2008 $100 14-KARAT GOLD COIN - 200TH ANN. OF DESCENDING THE FRASER RIVER (1808-2008)
From land to sea
Simon Fraser was just 16 years old when he joined the North West Company. At the time, the fur trade was the driving force behind the European development of the New World—it was natural for a young boy to pursue the adventure and riches this thriving industry offered. After spending three years establishing travel routes and building trading posts in modern Alberta and British Columbia, Fraser set out from Fort George with 23 other men aboard four large birch bark canoes to descend a river believed to lead to the Pacific Ocean. It was May 28, 1808 and many aboriginal guides declared the expedition as madness. Travelling by land was no easier; the portages so difficult the expedition sometimes opted to take its chances with the water.
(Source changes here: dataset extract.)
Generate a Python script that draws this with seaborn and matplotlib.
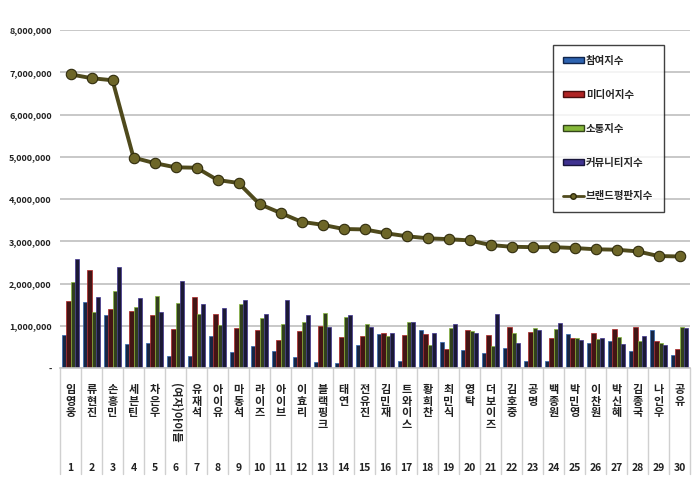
import matplotlib
matplotlib.use("Agg")
import matplotlib.pyplot as plt
from matplotlib.patches import Patch
from matplotlib.lines import Line2D
import seaborn as sns
import pandas as pd

# 데이터
names = ["임영웅", "류현진", "손흥민", "세븐틴", "차은우", "(여자)아이들", "유재석", "아이유",
         "마동석", "라이즈", "아이브", "이효리", "블랙핑크", "태연", "전유진", "김민재",
         "트와이스", "황희찬", "최민식", "영탁", "더보이즈", "김호중", "공명", "백종원",
         "박민영", "이찬원", "박신혜", "김종국", "나인우", "공유"]
ranks = list(range(1, 31))

participation = [790000, 1560000, 1250000, 560000, 590000, 280000, 280000, 750000, 370000, 520000,
                 400000, 270000, 150000, 130000, 550000, 800000, 170000, 900000, 610000, 420000,
                 350000, 470000, 170000, 160000, 800000, 600000, 630000, 400000, 890000, 300000]
media = [1580000, 2320000, 1400000, 1350000, 1250000, 920000, 1680000, 1270000, 940000, 900000,
         670000, 880000, 1000000, 730000, 760000, 840000, 790000, 800000, 460000, 900000,
         790000, 980000, 850000, 710000, 720000, 840000, 920000, 960000, 650000, 450000]
communication = [2040000, 1320000, 1820000, 1440000, 1700000, 1540000, 1270000, 1020000, 1510000, 1190000,
                 1050000, 1080000, 1300000, 1200000, 1050000, 760000, 1100000, 540000, 940000, 870000,
                 520000, 840000, 940000, 930000, 700000, 690000, 730000, 650000, 600000, 960000]
community = [2590000, 1670000, 2390000, 1650000, 1330000, 2060000, 1520000, 1420000, 1600000, 1280000,
             1600000, 1260000, 970000, 1260000, 970000, 820000, 1080000, 820000, 1050000, 840000,
             1280000, 600000, 900000, 1060000, 670000, 710000, 560000, 760000, 540000, 940000]
brand = [6950000, 6860000, 6810000, 4980000, 4850000, 4750000, 4740000, 4450000, 4380000, 3880000,
         3670000, 3460000, 3390000, 3290000, 3280000, 3190000, 3120000, 3070000, 3050000, 3020000,
         2910000, 2870000, 2860000, 2860000, 2840000, 2810000, 2800000, 2760000, 2650000, 2640000]

series_names = ["참여지수", "미디어지수", "소통지수", "커뮤니티지수"]
bar_faces = ["#10244a", "#4a0e0e", "#33441a", "#17143a"]
bar_edges = ["#2d63b0", "#b02424", "#86b83a", "#3f3290"]

long_df = pd.DataFrame({
    "name": names * 4,
    "series": sum([[s] * len(names) for s in series_names], []),
    "value": participation + media + communication + community,
})
brand_df = pd.DataFrame({"name": names, "brand": brand})

sns.set_theme(style="white")
plt.rcParams["font.family"] = ["Noto Sans CJK KR", "DejaVu Sans"]

fig = plt.figure(figsize=(7, 4.98), dpi=100)
ax = fig.add_axes([60 / 700, 130 / 498, 630 / 700, 338 / 498])

sns.barplot(data=long_df, x="name", y="value", hue="series", hue_order=series_names,
            order=names, palette=bar_faces, width=0.8, gap=0, legend=False, ax=ax)
for i, cont in enumerate(ax.containers):
    for p in cont:
        p.set_edgecolor(bar_edges[i])
        p.set_linewidth(0.5)

sns.pointplot(data=brand_df, x="name", y="brand", order=names, color="#4f4a1c",
              markers="o", linestyles="-", ax=ax, errorbar=None,
              markersize=7.5, linewidth=2.8,
              markerfacecolor="#6d6628", markeredgecolor="#2f2b0c", markeredgewidth=0.8)

ax.set_ylim(0, 8000000)
ax.set_xlim(-0.5, 29.5)
yt = range(0, 8000001, 1000000)
ax.set_yticks(list(yt))
ax.set_yticklabels(["-"] + [f"{v:,}" for v in list(yt)[1:]], fontsize=6.5,
                   fontweight="bold", color="#222222")
ax.yaxis.grid(True, color="#c8c8c8", linewidth=1.4)
ax.set_axisbelow(True)
for side in ["left", "top", "right"]:
    ax.spines[side].set_visible(False)
ax.spines["bottom"].set_color("#c8c8c8")
ax.spines["bottom"].set_linewidth(1.2)
ax.tick_params(axis="y", length=0, pad=6)
ax.tick_params(axis="x", length=0, pad=11)
ax.set_xlabel("")
ax.set_ylabel("")

# 이름은 세로로 한 글자씩, 괄호가 있는 이름은 회전
stacked = [n if "(" in n else "\n".join(n) for n in names]
ax.set_xticks(range(len(names)))
ax.set_xticklabels(stacked, fontsize=8, fontweight="bold", color="#222222",
                   va="top", linespacing=0.85)
for lab, n in zip(ax.get_xticklabels(), names):
    if "(" in n:
        lab.set_rotation(-90)
        lab.set_fontsize(8)

xtr = ax.get_xaxis_transform()
for i, r in enumerate(ranks):
    ax.text(i, -0.295, str(r), transform=xtr, ha="center", va="center",
            fontsize=7.5, fontweight="bold", color="#222222")
for i in range(len(names) + 1):
    ax.plot([i - 0.5, i - 0.5], [0, -0.315], transform=xtr, color="#d0d0d0",
            linewidth=1.0, clip_on=False)

handles = [Patch(facecolor=bar_edges[i], edgecolor=bar_faces[i], label=series_names[i])
           for i in range(4)]
handles.append(Line2D([0], [0], color="#4f4a1c", linewidth=2, marker="o", markersize=4,
                      markerfacecolor="#6d6628", markeredgecolor="#2f2b0c",
                      label="브랜드평판지수"))
leg = ax.legend(handles=handles, loc="upper left", bbox_to_anchor=(0.782, 0.955),
                fontsize=7.5, frameon=True, fancybox=False, labelspacing=2.3,
                handlelength=2.0, handleheight=0.5, handletextpad=0.2,
                borderpad=1.0, borderaxespad=0)
leg.get_frame().set_edgecolor("#111111")
leg.get_frame().set_linewidth(1.0)
for t in leg.get_texts():
    t.set_fontweight("bold")

fig.savefig("out.png", dpi=100, facecolor="white")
The men persevered and after 36 days, arrived at the mouth of the river now known as the Fraser. Although its rushing waters and wild terrain did not deliver a viable transportation for the fur trade, the river that Fraser descended did play an integral role when the region's development began in earnest half a century later.
Face Value: 100 dollars
Composition: 58.33% gold, 41.67% silver
Weight (g): 12
Diameter (mm): 27
Superior sculpting captures Simon Fraser as he
directs his expedition down the river that now
bears his name. A portion of a massive birch bark
canoe, its cargo and the towering banks that flank
the river allude to the magnitude of their task.